- [DIRECTIVE]: Your task is to transcribe all of the data below exactly, omitting the images.
------ SOURCE DATA ------
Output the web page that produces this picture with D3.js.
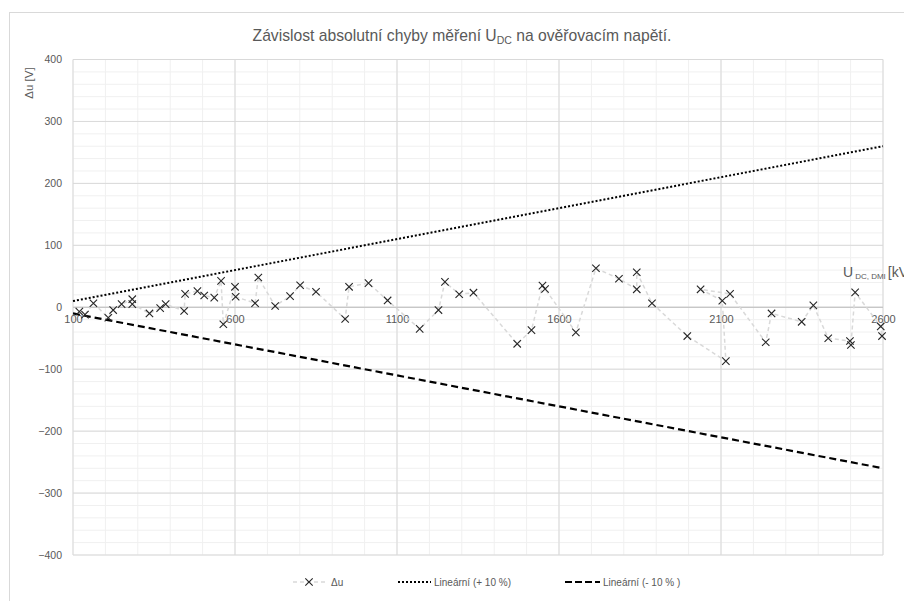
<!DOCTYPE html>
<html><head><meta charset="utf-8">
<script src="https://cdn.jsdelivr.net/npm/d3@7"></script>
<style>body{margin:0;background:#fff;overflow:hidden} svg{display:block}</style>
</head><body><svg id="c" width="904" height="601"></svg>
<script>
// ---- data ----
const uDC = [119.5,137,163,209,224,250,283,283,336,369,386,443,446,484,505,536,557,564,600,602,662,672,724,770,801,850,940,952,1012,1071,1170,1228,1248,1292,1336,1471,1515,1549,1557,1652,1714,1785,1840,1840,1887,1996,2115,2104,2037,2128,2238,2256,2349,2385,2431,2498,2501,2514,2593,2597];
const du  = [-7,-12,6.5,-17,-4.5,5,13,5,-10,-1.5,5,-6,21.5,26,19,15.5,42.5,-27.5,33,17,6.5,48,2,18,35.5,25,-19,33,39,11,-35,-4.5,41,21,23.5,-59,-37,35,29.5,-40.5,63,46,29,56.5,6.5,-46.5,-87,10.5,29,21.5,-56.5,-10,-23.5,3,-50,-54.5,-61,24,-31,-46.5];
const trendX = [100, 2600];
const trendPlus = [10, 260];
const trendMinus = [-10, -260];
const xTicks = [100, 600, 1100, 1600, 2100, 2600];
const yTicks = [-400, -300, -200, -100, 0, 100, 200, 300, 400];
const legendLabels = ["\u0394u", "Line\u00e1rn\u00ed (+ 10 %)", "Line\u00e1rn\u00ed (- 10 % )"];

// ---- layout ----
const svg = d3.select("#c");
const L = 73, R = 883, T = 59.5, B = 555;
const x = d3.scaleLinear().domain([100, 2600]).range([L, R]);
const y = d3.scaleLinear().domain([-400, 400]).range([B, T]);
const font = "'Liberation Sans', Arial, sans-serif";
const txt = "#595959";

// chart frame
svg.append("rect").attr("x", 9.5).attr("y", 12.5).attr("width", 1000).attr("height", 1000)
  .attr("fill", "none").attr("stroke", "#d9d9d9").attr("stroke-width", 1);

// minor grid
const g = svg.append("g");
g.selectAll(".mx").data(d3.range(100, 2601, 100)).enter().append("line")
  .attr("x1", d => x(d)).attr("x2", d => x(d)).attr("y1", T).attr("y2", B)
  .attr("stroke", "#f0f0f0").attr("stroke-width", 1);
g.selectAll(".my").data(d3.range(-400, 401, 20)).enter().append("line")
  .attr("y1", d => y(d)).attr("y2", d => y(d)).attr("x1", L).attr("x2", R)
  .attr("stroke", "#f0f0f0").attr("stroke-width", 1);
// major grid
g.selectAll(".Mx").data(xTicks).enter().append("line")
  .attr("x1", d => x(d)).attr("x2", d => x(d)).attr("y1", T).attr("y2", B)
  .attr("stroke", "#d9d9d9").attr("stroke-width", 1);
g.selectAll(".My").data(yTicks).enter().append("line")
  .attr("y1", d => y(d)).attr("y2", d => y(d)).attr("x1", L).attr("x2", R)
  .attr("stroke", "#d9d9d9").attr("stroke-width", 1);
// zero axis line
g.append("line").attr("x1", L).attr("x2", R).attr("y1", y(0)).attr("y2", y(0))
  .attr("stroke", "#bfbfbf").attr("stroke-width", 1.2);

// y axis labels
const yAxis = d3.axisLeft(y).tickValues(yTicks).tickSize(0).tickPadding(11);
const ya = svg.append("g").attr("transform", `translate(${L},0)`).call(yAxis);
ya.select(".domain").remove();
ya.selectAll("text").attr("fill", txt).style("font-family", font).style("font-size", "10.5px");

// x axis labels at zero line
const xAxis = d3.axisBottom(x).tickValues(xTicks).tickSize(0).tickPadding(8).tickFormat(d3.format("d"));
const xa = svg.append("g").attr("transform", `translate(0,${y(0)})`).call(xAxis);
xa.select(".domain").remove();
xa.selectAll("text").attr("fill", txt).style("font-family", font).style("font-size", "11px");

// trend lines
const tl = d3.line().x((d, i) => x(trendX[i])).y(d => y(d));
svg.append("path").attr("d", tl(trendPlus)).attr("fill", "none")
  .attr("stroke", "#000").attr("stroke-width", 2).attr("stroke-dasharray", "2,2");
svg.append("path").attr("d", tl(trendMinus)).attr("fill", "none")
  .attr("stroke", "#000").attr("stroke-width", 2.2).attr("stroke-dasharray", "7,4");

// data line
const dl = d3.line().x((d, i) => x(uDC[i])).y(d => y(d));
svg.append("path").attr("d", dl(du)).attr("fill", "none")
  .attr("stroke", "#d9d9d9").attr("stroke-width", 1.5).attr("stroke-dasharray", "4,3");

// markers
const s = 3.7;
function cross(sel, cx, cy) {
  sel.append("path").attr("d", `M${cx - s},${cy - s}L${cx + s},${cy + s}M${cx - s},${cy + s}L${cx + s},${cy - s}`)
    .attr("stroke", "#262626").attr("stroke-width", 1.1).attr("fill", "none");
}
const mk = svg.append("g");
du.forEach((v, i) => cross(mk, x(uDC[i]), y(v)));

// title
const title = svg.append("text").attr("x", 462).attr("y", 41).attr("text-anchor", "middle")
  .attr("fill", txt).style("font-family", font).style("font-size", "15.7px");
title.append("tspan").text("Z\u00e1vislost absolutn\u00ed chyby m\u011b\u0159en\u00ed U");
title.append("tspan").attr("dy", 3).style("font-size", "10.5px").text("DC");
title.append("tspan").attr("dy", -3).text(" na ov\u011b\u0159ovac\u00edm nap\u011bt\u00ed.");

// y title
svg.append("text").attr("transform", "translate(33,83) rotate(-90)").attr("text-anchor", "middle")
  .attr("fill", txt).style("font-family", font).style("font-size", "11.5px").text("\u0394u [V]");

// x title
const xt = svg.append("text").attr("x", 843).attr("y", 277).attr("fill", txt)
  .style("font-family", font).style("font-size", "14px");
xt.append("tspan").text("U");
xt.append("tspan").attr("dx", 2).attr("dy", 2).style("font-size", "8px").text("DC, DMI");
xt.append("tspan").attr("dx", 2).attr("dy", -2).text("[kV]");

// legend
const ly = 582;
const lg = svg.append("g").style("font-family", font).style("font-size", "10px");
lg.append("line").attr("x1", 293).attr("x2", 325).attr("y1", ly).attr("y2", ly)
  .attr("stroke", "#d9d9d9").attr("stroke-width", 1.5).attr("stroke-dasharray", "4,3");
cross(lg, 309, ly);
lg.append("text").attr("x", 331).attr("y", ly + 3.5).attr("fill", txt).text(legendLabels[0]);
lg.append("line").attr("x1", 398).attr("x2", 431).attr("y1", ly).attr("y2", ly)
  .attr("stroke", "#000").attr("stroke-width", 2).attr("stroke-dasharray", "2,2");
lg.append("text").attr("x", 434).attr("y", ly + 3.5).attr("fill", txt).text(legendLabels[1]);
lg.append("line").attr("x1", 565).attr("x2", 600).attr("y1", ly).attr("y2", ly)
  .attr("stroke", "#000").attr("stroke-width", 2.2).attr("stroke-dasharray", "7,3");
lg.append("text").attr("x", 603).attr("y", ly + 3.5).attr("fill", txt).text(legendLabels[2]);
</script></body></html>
------
- [WORKED SOLUTION]:
Output the web page that produces this picture with D3.js.
<!DOCTYPE html>
<html><head><meta charset="utf-8">
<script src="https://cdn.jsdelivr.net/npm/d3@7"></script>
<style>body{margin:0;background:#fff;overflow:hidden} svg{display:block}</style>
</head><body><svg id="c" width="904" height="601"></svg>
<script>
// ---- data ----
const uDC = [119.5,137,163,209,224,250,283,283,336,369,386,443,446,484,505,536,557,564,600,602,662,672,724,770,801,850,940,952,1012,1071,1170,1228,1248,1292,1336,1471,1515,1549,1557,1652,1714,1785,1840,1840,1887,1996,2115,2104,2037,2128,2238,2256,2349,2385,2431,2498,2501,2514,2593,2597];
const du  = [-7,-12,6.5,-17,-4.5,5,13,5,-10,-1.5,5,-6,21.5,26,19,15.5,42.5,-27.5,33,17,6.5,48,2,18,35.5,25,-19,33,39,11,-35,-4.5,41,21,23.5,-59,-37,35,29.5,-40.5,63,46,29,56.5,6.5,-46.5,-87,10.5,29,21.5,-56.5,-10,-23.5,3,-50,-54.5,-61,24,-31,-46.5];
const trendX = [100, 2600];
const trendPlus = [10, 260];
const trendMinus = [-10, -260];
const xTicks = [100, 600, 1100, 1600, 2100, 2600];
const yTicks = [-400, -300, -200, -100, 0, 100, 200, 300, 400];
const legendLabels = ["\u0394u", "Line\u00e1rn\u00ed (+ 10 %)", "Line\u00e1rn\u00ed (- 10 % )"];

// ---- layout ----
const svg = d3.select("#c");
const L = 73, R = 883, T = 59.5, B = 555;
const x = d3.scaleLinear().domain([100, 2600]).range([L, R]);
const y = d3.scaleLinear().domain([-400, 400]).range([B, T]);
const font = "'Liberation Sans', Arial, sans-serif";
const txt = "#595959";

// chart frame
svg.append("rect").attr("x", 9.5).attr("y", 12.5).attr("width", 1000).attr("height", 1000)
  .attr("fill", "none").attr("stroke", "#d9d9d9").attr("stroke-width", 1);

// minor grid
const g = svg.append("g");
g.selectAll(".mx").data(d3.range(100, 2601, 100)).enter().append("line")
  .attr("x1", d => x(d)).attr("x2", d => x(d)).attr("y1", T).attr("y2", B)
  .attr("stroke", "#f0f0f0").attr("stroke-width", 1);
g.selectAll(".my").data(d3.range(-400, 401, 20)).enter().append("line")
  .attr("y1", d => y(d)).attr("y2", d => y(d)).attr("x1", L).attr("x2", R)
  .attr("stroke", "#f0f0f0").attr("stroke-width", 1);
// major grid
g.selectAll(".Mx").data(xTicks).enter().append("line")
  .attr("x1", d => x(d)).attr("x2", d => x(d)).attr("y1", T).attr("y2", B)
  .attr("stroke", "#d9d9d9").attr("stroke-width", 1);
g.selectAll(".My").data(yTicks).enter().append("line")
  .attr("y1", d => y(d)).attr("y2", d => y(d)).attr("x1", L).attr("x2", R)
  .attr("stroke", "#d9d9d9").attr("stroke-width", 1);
// zero axis line
g.append("line").attr("x1", L).attr("x2", R).attr("y1", y(0)).attr("y2", y(0))
  .attr("stroke", "#bfbfbf").attr("stroke-width", 1.2);

// y axis labels
const yAxis = d3.axisLeft(y).tickValues(yTicks).tickSize(0).tickPadding(11);
const ya = svg.append("g").attr("transform", `translate(${L},0)`).call(yAxis);
ya.select(".domain").remove();
ya.selectAll("text").attr("fill", txt).style("font-family", font).style("font-size", "10.5px");

// x axis labels at zero line
const xAxis = d3.axisBottom(x).tickValues(xTicks).tickSize(0).tickPadding(8).tickFormat(d3.format("d"));
const xa = svg.append("g").attr("transform", `translate(0,${y(0)})`).call(xAxis);
xa.select(".domain").remove();
xa.selectAll("text").attr("fill", txt).style("font-family", font).style("font-size", "11px");

// trend lines
const tl = d3.line().x((d, i) => x(trendX[i])).y(d => y(d));
svg.append("path").attr("d", tl(trendPlus)).attr("fill", "none")
  .attr("stroke", "#000").attr("stroke-width", 2).attr("stroke-dasharray", "2,2");
svg.append("path").attr("d", tl(trendMinus)).attr("fill", "none")
  .attr("stroke", "#000").attr("stroke-width", 2.2).attr("stroke-dasharray", "7,4");

// data line
const dl = d3.line().x((d, i) => x(uDC[i])).y(d => y(d));
svg.append("path").attr("d", dl(du)).attr("fill", "none")
  .attr("stroke", "#d9d9d9").attr("stroke-width", 1.5).attr("stroke-dasharray", "4,3");

// markers
const s = 3.7;
function cross(sel, cx, cy) {
  sel.append("path").attr("d", `M${cx - s},${cy - s}L${cx + s},${cy + s}M${cx - s},${cy + s}L${cx + s},${cy - s}`)
    .attr("stroke", "#262626").attr("stroke-width", 1.1).attr("fill", "none");
}
const mk = svg.append("g");
du.forEach((v, i) => cross(mk, x(uDC[i]), y(v)));

// title
const title = svg.append("text").attr("x", 462).attr("y", 41).attr("text-anchor", "middle")
  .attr("fill", txt).style("font-family", font).style("font-size", "15.7px");
title.append("tspan").text("Z\u00e1vislost absolutn\u00ed chyby m\u011b\u0159en\u00ed U");
title.append("tspan").attr("dy", 3).style("font-size", "10.5px").text("DC");
title.append("tspan").attr("dy", -3).text(" na ov\u011b\u0159ovac\u00edm nap\u011bt\u00ed.");

// y title
svg.append("text").attr("transform", "translate(33,83) rotate(-90)").attr("text-anchor", "middle")
  .attr("fill", txt).style("font-family", font).style("font-size", "11.5px").text("\u0394u [V]");

// x title
const xt = svg.append("text").attr("x", 843).attr("y", 277).attr("fill", txt)
  .style("font-family", font).style("font-size", "14px");
xt.append("tspan").text("U");
xt.append("tspan").attr("dx", 2).attr("dy", 2).style("font-size", "8px").text("DC, DMI");
xt.append("tspan").attr("dx", 2).attr("dy", -2).text("[kV]");

// legend
const ly = 582;
const lg = svg.append("g").style("font-family", font).style("font-size", "10px");
lg.append("line").attr("x1", 293).attr("x2", 325).attr("y1", ly).attr("y2", ly)
  .attr("stroke", "#d9d9d9").attr("stroke-width", 1.5).attr("stroke-dasharray", "4,3");
cross(lg, 309, ly);
lg.append("text").attr("x", 331).attr("y", ly + 3.5).attr("fill", txt).text(legendLabels[0]);
lg.append("line").attr("x1", 398).attr("x2", 431).attr("y1", ly).attr("y2", ly)
  .attr("stroke", "#000").attr("stroke-width", 2).attr("stroke-dasharray", "2,2");
lg.append("text").attr("x", 434).attr("y", ly + 3.5).attr("fill", txt).text(legendLabels[1]);
lg.append("line").attr("x1", 565).attr("x2", 600).attr("y1", ly).attr("y2", ly)
  .attr("stroke", "#000").attr("stroke-width", 2.2).attr("stroke-dasharray", "7,3");
lg.append("text").attr("x", 603).attr("y", ly + 3.5).attr("fill", txt).text(legendLabels[2]);
</script></body></html>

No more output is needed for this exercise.